It was here that Moore began his efforts to restore Columbia Heights’ former glory, before it was wrecked in the 1968 riots. A quarter-century later, the neighborhood looks rather different. Renovated rowhouses routinely hit the market for upward of a million dollars. Small-plates restaurants, $14 cocktails, extensive beer lists, upscale tacos, and wait-list brunch spots complement the Mexican and Salvadoran dives that have held on.

Moore played a leading role in this transformation, heading the DCCH for more than two decades. Yesterday, he passed away, leaving behind a complicated legacy but one that left an indisputable mark on Columbia Heights and the city.

“He had a tremendous impact,” says Ward 8 Councilmember Marion Barry, who in his first term as mayor appointed Moore to direct the Department of Housing and Community Development in 1979. “He had the respect of so many people.”

“We will certainly miss Bob Moore’s economic development leadership in our city,” tweets Barbara Lang, who until earlier this year served as president and CEO of the DC Chamber of Commerce.

Moore came to the DCCH via an unconventional path. After leaving the D.C. government, he headed Camden, N.J.’s housing authority, until he admitted in 1987 to stealing $6,000 from the agency and served four months in prison. A few months after his release, he was hired by the DCCH.

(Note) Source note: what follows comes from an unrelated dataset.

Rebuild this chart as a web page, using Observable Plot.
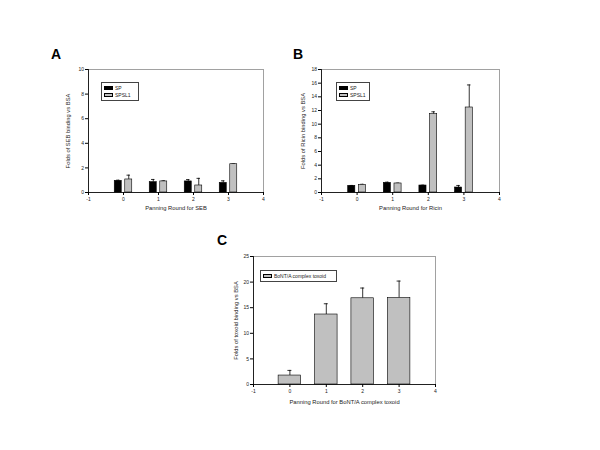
<!DOCTYPE html>
<html>
<head>
<meta charset="utf-8">
<script src="https://cdn.jsdelivr.net/npm/d3@7"></script>
<script src="https://cdn.jsdelivr.net/npm/@observablehq/plot@0.6"></script>
<style>
  html, body { margin: 0; padding: 0; background: #fff; }
  #wrap { position: relative; width: 600px; height: 450px; overflow: hidden; font-family: "Liberation Sans", Arial, sans-serif; }
  .panel { position: absolute; }
  .plabel { position: absolute; font-weight: bold; font-size: 14px; line-height: 14px; color: #000; }
  .legend { position: absolute; border: 1px solid #444; box-sizing: border-box; background: #fff;
            font-size: 5px; line-height: 6px; color: #222; padding: 2px 2px; }
  .row { display: flex; align-items: center; height: 6.5px; white-space: nowrap; }
  .sw { display: inline-block; width: 9px; height: 4px; border: 1px solid #000; margin-right: 2px; box-sizing: border-box; }
</style>
</head>
<body>
<div id="wrap"></div>
<script>
// ---- data ----
const rounds = [0, 1, 2, 3];
const xTicks = [-1, 0, 1, 2, 3, 4];

// Panel A: SEB
const sebSP = [0.95, 0.84, 0.90, 0.78];
const sebSPErr = [0.05, 0.22, 0.15, 0.17];
const sebSPSL1 = [1.06, 0.90, 0.57, 2.30];
const sebSPSL1Err = [0.35, 0.05, 0.58, 0.03];
const sebYTicks = [0, 2, 4, 6, 8, 10];

// Panel B: Ricin
const ricinSP = [0.98, 1.41, 1.02, 0.73];
const ricinSPErr = [0.05, 0.10, 0.05, 0.30];
const ricinSPSL1 = [1.12, 1.32, 11.46, 12.44];
const ricinSPSL1Err = [0.08, 0.05, 0.35, 3.30];
const ricinYTicks = [0, 2, 4, 6, 8, 10, 12, 14, 16, 18];

// Panel C: BoNT/A complex toxoid
const toxoid = [1.75, 13.67, 16.84, 16.90];
const toxoidErr = [1.00, 2.10, 2.00, 3.30];
const toxoidYTicks = [0, 5, 10, 15, 20, 25];

const SP_COLOR = "#000000";
const SL_COLOR = "#c0c0c0";

function rows(vals, errs, offset, half) {
  return rounds.map((r, i) => ({ c: r + offset, x1: r + offset - half, x2: r + offset + half, v: vals[i], top: vals[i] + errs[i] }));
}

function seriesMarks(data, fill, capHalf) {
  return [
    Plot.ruleX(data, { x: "c", y1: "v", y2: "top", stroke: "#000", strokeWidth: 0.8 }),
    Plot.ruleY(data, { y: "top", x1: d => d.c - capHalf, x2: d => d.c + capHalf, stroke: "#000", strokeWidth: 0.8 }),
    Plot.rectY(data, { x1: "x1", x2: "x2", y1: 0, y2: "v", fill, stroke: "#000", strokeWidth: 0.6 })
  ];
}

function makePanel(o) {
  return Plot.plot({
    width: o.width, height: o.height,
    marginLeft: o.ml, marginRight: o.mr, marginTop: o.mt, marginBottom: o.mb,
    style: { fontFamily: "'Liberation Sans', Arial, sans-serif", fontSize: "5px", background: "transparent", color: "#222" },
    x: { domain: [-1, 4] },
    y: { domain: o.yDomain },
    marks: [
      Plot.frame({ stroke: "#8a8a8a", strokeWidth: 0.8 }),
      ...o.series.flatMap(s => seriesMarks(s.data, s.fill, s.cap)),
      Plot.ruleY([o.yDomain[0]], { stroke: "#000", strokeWidth: 0.8 }),
      Plot.ruleX([-1], { stroke: "#000", strokeWidth: 0.8 }),
      Plot.axisX({ ticks: xTicks, tickSize: 3, tickPadding: 1.5, tickFormat: d => String(d), label: null, fontSize: 5, stroke: "#000" }),
      Plot.axisY({ ticks: o.yTicks, tickSize: 3, tickPadding: 1.5, tickFormat: d => String(d), label: null, fontSize: 5, stroke: "#000" }),
      Plot.text([o.xTitle], { frameAnchor: "bottom", dy: o.xTitleDy, text: d => d, fontSize: 5.8, fill: "#222", textAnchor: "middle" }),
      Plot.text([o.yTitle], { frameAnchor: "left", rotate: -90, dx: o.yTitleDx, text: d => d, fontSize: 5.8, fill: "#222", textAnchor: "middle" })
    ]
  });
}

const wrap = document.getElementById("wrap");
function place(el, left, top) {
  const d = document.createElement("div");
  d.className = "panel";
  d.style.left = left + "px";
  d.style.top = top + "px";
  d.appendChild(el);
  wrap.appendChild(d);
}
function label(txt, left, top) {
  const d = document.createElement("div");
  d.className = "plabel";
  d.textContent = txt;
  d.style.left = left + "px";
  d.style.top = top + "px";
  wrap.appendChild(d);
}
function legend(items, left, top, w, h) {
  const d = document.createElement("div");
  d.className = "legend";
  d.style.left = left + "px"; d.style.top = top + "px";
  d.style.width = w + "px"; d.style.height = h + "px";
  items.forEach(it => {
    const r = document.createElement("div");
    r.className = "row";
    const s = document.createElement("span");
    s.className = "sw"; s.style.background = it.color;
    const t = document.createElement("span");
    t.textContent = it.name;
    r.appendChild(s); r.appendChild(t);
    d.appendChild(r);
  });
  wrap.appendChild(d);
}

// Panel A
place(makePanel({
  width: 250, height: 180, ml: 48, mr: 27, mt: 29, mb: 28,
  yDomain: [0, 10], yTicks: sebYTicks,
  xTitle: "Panning Round for SEB", yTitle: "Folds of SEB binding vs BSA",
  xTitleDy: 17, yTitleDx: -20,
  series: [
    { data: rows(sebSP, sebSPErr, -0.15, 0.1), fill: SP_COLOR, cap: 0.05 },
    { data: rows(sebSPSL1, sebSPSL1Err, 0.15, 0.1), fill: SL_COLOR, cap: 0.05 }
  ]
}), 40, 40);

// Panel B
place(makePanel({
  width: 230, height: 180, ml: 31, mr: 21, mt: 29, mb: 28,
  yDomain: [0, 18], yTicks: ricinYTicks,
  xTitle: "Panning Round for Ricin", yTitle: "Folds of Ricin binding vs BSA",
  xTitleDy: 17, yTitleDx: -18,
  series: [
    { data: rows(ricinSP, ricinSPErr, -0.15, 0.1), fill: SP_COLOR, cap: 0.05 },
    { data: rows(ricinSPSL1, ricinSPSL1Err, 0.15, 0.1), fill: SL_COLOR, cap: 0.05 }
  ]
}), 290, 40);

// Panel C
place(makePanel({
  width: 260, height: 190, ml: 53, mr: 25, mt: 31, mb: 31,
  yDomain: [0, 25], yTicks: toxoidYTicks,
  xTitle: "Panning Round for BoNT/A complex toxoid", yTitle: "Folds of toxoid binding vs BSA",
  xTitleDy: 19, yTitleDx: -17,
  series: [
    { data: rows(toxoid, toxoidErr, 0, 0.31), fill: SL_COLOR, cap: 0.055 }
  ]
}), 200, 225);

label("A", 51, 47);
label("B", 293, 47);
label("C", 217, 233);

legend([{ name: "SP", color: SP_COLOR }, { name: "SPSL1", color: SL_COLOR }], 101, 82, 38, 19);
legend([{ name: "SP", color: SP_COLOR }, { name: "SPSL1", color: SL_COLOR }], 336, 82, 34, 19);
legend([{ name: "BoNT/A complex toxoid", color: SL_COLOR }], 260, 270, 77, 12);
</script>
</body>
</html>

He aimed to engineer the rebirth of Columbia Heights, symbolically naming one of the major projects he helped orchestrate, the Nehemiah Shopping Center on 14th Street, after the biblical figure who rebuilt Jerusalem. But his lasting legacy is a matter of dispute. As Columbia Heights developed, the Nehemiah strip mall, partly funded with public money, came to seem anachronistic and was torn down 13 years after it opened. (Many people now see the DC USA mall, spurred along by Moore and aided by public funds in an effort at revitalization, as similarly outdated.) A 2002 Washington Post investigation of the DCCH under his leadership found that the corporation had failed to deliver on many of its revitalization promises.

Barry dismisses this line of criticism. “I expect that from the Post,” he says. “The Post is so anti-community, anti-black people doing their thing.” Barry credits Moore with bringing together the black, white, and Latino populations of the neighborhood.

Moore also has Barry’s gratitude on a more personal level. Moore, Barry says, connected him with the surgeon who treated him for prostate cancer in 1995. The doctor had a waiting list of longer than six months, but Barry says Moore, who knew the doctor, got him an appointment.

“And I’ve been cancer-free ever since,” says Barry. “Bob’s came back, unfortunately. He fought till the very end. People said, ‘Bob, you need to be at home in bed.’ And he said, ‘I have work to do.'”

Correction: This post initially credited Tony Proscio, the author of Becoming What We Can Be, for the quotes by Moore. In fact, Moore was interviewed by David Rotenstein, and Proscio used his interviews in compiling the book.